Ich habe mir "Der Duft" aus der Onleihe geholt und innerhalb von drei Tagen ausgelesen, was hinreichend deutlich macht, dass ich es wahnsinnig spannend fand.
Die Charaktere der Hauptpersonen sind sorgfältig ausgeführt, die Liebesgeschichte (die ich schon sehr früh kommen sah, eigentlich schon als der Herr eingeführt wurde) gibt sich nicht aufdringlich, sondern kommt nur quasi holpernd in die Gänge, was der Thrillerhandlung gut tut. (Im reallife gäbe ich übrigens dieser Beziehung keine lange Lebensdauer: dass sie sich überlegt, ihm "einiges über lifestyle beibringen zu müssen", weist in keine gute Richtung.)
Die Handlung ist nicht unkompliziert, aber auch nicht unüberschaubar, es greift alles gut ineinander, ich erkenne keine großen logischen Brüche. Der Pilger ist vielleicht ein bisschen dick aufgetragen, aber da er keine überragend große Rolle spielt, macht mir das nichts aus.
Was ich allerdings sehr bedauert habe, ist der völlige Mangel an Lokalkolorit. An keiner Stelle konnte ich den Schauplatz wirklich "sehen", das Kopfkino ging nicht an. Das gilt vor allem für die Szenen der Flucht durch den Urwald. Was hätte ein Autor wie Grangé aus diesem Stoff gemacht! Die Hauptperson ist gezwungen, in Businessklamotten - Kostüm und Powerpumps - tagelang durch den Urwald zu hetzen; findet Zuflucht in einem Lager, aus dem sie fliehen muss, kommt in ein zweites Lager, in dem sie auch nicht bleiben kann, und das alles ohne eine einzige Gelegenheit, auch nur zu duschen, geschweige was Zweckmäßigeres anzuziehen. Da genügt es mir einfach nicht, zu lesen, dass sie sich irgendwie dreinfindet, das will ich fühlen können. Selbst da, wo ein paar Einzelheiten über das Überleben im Urwald eingeflochten werden, wie bei der Szene mit dem angeritzten Baobab, bleibt die Sprache seltsam akademisch, ohne Sinnlichkeit.
Ich weiß nicht, ob der Autor selbst an den Schauplätzen seiner Erzählung gewesen ist - für mich liest es sich nicht so.

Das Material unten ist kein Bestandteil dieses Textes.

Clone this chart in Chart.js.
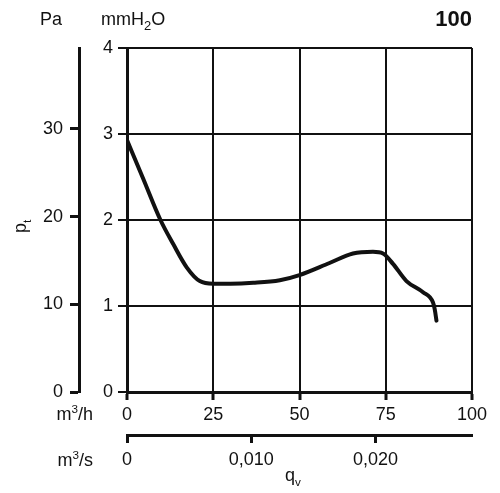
<!DOCTYPE html>
<html>
<head>
<meta charset="utf-8">
<script src="https://cdn.jsdelivr.net/npm/chart.js@4.4.1/dist/chart.umd.min.js"></script>
<style>
  html, body { margin: 0; padding: 0; background: #fff; }
  #wrap { width: 500px; height: 493px; }
</style>
</head>
<body>
<div id="wrap"><canvas id="fanChart"></canvas></div>
<script>
// fan curve: total pressure (mmH2O) vs air flow (m3/h)
const flowM3h = [0, 4.7, 9.7, 13.4, 17.3, 21.1, 25, 30, 36.6, 44.3, 50, 58.7, 65.5, 71.3, 74.2, 77.1, 81, 85.8, 88.7, 89.2, 89.7];
const pressureMmH2O = [2.93, 2.48, 2.00, 1.72, 1.45, 1.29, 1.26, 1.26, 1.27, 1.30, 1.36, 1.50, 1.61, 1.63, 1.61, 1.49, 1.29, 1.16, 1.04, 0.96, 0.83];

const paTicks = [0, 10, 20, 30];
const m3sTicks = [0, 0.010, 0.020];
const m3sTickLabels = ['0', '0,010', '0,020'];

const INK = '#111';
const FONT = '"Liberation Sans", Arial, Helvetica, sans-serif';

// draws text with sub/superscript pieces: [text, 0 normal | 1 sub | 2 sup]
function drawParts(ctx, parts, x, y, size, align, bold, small) {
    const k = small || 0.65;
    const w = parts.map(function(p) {
        ctx.font = (bold ? 'bold ' : '') + (p[1] ? size * k : size) + 'px ' + FONT;
        return ctx.measureText(p[0]).width;
    });
    const total = w.reduce(function(a, b) { return a + b; }, 0);
    let cx = align === 'right' ? x - total : x;
    parts.forEach(function(p, i) {
        ctx.font = (bold ? 'bold ' : '') + (p[1] ? size * k : size) + 'px ' + FONT;
        const dy = p[1] === 1 ? size * 0.28 : (p[1] === 2 ? -size * 0.4 : 0);
        ctx.fillText(p[0], cx, y + dy);
        cx += w[i];
    });
}

const labelsPlugin = {
    id: 'axisLabels',
    afterDraw: function(chart) {
        const ctx = chart.ctx;
        ctx.save();
        ctx.fillStyle = INK;
        ctx.textBaseline = 'alphabetic';
        ctx.textAlign = 'left';
        drawParts(ctx, [['Pa', 0]], 40, 25, 18);
        drawParts(ctx, [['mmH', 0], ['2', 1], ['O', 0]], 101, 25, 18, 'left', false, 0.72);
        drawParts(ctx, [['100', 0]], 472, 26, 22, 'right', true);
        drawParts(ctx, [['m', 0], ['3', 2], ['/h', 0]], 93, 420, 18, 'right');
        drawParts(ctx, [['m', 0], ['3', 2], ['/s', 0]], 93, 466, 18, 'right');
        drawParts(ctx, [['q', 0], ['v', 1]], 285, 481, 18);
        ctx.translate(26, 233);
        ctx.rotate(-Math.PI / 2);
        drawParts(ctx, [['p', 0], ['t', 1]], 0, 0, 18);
        ctx.restore();
    }
};

const tickFont = { family: FONT, size: 18 };

new Chart(document.getElementById('fanChart'), {
    type: 'line',
    data: {
        datasets: [{
            data: flowM3h.map(function(q, i) { return { x: q, y: pressureMmH2O[i] }; }),
            borderColor: INK,
            borderWidth: 4,
            borderCapStyle: 'round',
            borderJoinStyle: 'round',
            pointRadius: 0,
            tension: 0.4,
            cubicInterpolationMode: 'monotone',
            xAxisID: 'x',
            yAxisID: 'y'
        }]
    },
    options: {
        responsive: true,
        maintainAspectRatio: false,
        animation: false,
        layout: { padding: { left: 10, right: 28, top: 48, bottom: 8 } },
        plugins: { legend: { display: false }, tooltip: { enabled: false } },
        scales: {
            x: {
                type: 'linear', position: 'bottom', weight: 0,
                min: 0, max: 100,
                ticks: { stepSize: 25, color: INK, font: tickFont, padding: 4, maxRotation: 0 },
                grid: { color: INK, lineWidth: 2, tickLength: 8, tickWidth: 3 },
                border: { color: INK, width: 3 },
                afterFit: function(s) { s.height = 43; }
            },
            x2: {
                type: 'linear', position: 'bottom', weight: 1,
                min: 0, max: 100 / 3600,
                afterBuildTicks: function(s) { s.ticks = m3sTicks.map(function(v) { return { value: v }; }); },
                ticks: { color: INK, font: tickFont, padding: 6, maxRotation: 0,
                    callback: function(v, i) { return m3sTickLabels[i]; } },
                grid: { drawOnChartArea: false, color: INK, tickLength: 8, tickWidth: 3 },
                border: { color: INK, width: 3 },
                afterFit: function(s) { s.height = 50; }
            },
            y: {
                type: 'linear', position: 'left', weight: 0,
                min: 0, max: 4,
                ticks: { stepSize: 1, color: INK, font: tickFont, padding: 5 },
                grid: { color: INK, lineWidth: 2, tickLength: 9, tickWidth: 2 },
                border: { color: INK, width: 3 },
                afterFit: function(s) { s.width = 48; }
            },
            y2: {
                type: 'linear', position: 'left', weight: 1,
                min: 0, max: 4 * 9.80665,
                afterBuildTicks: function(s) { s.ticks = paTicks.map(function(v) { return { value: v }; }); },
                ticks: { color: INK, font: tickFont, padding: 7 },
                grid: { drawOnChartArea: false, color: INK, tickLength: 9, tickWidth: 3 },
                border: { color: INK, width: 3 },
                afterFit: function(s) { s.width = 69; }
            }
        }
    },
    plugins: [labelsPlugin]
});
</script>
</body>
</html>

Ich will diesen Umstand auch nicht allzu hoch hängen, ich habe das Buch gern gelesen. Geärgert habe ich mich halt nur über das verschenkte Potential. Da hätte wirklich viel, viel mehr draus werden können, aus meriner persönlichen Sicht.
Edit, ich will noch anfügen, wer meine persönliche Lieblingsfigur war: der junge Emir!
Das war einfach ein hinreißender Mensch (einschließlich des ein wenig kneifenden Hosenbunds), solche bräuchten wir mehr, sowohl in der Literatur als auch - ganz dringend - im wahren Leben!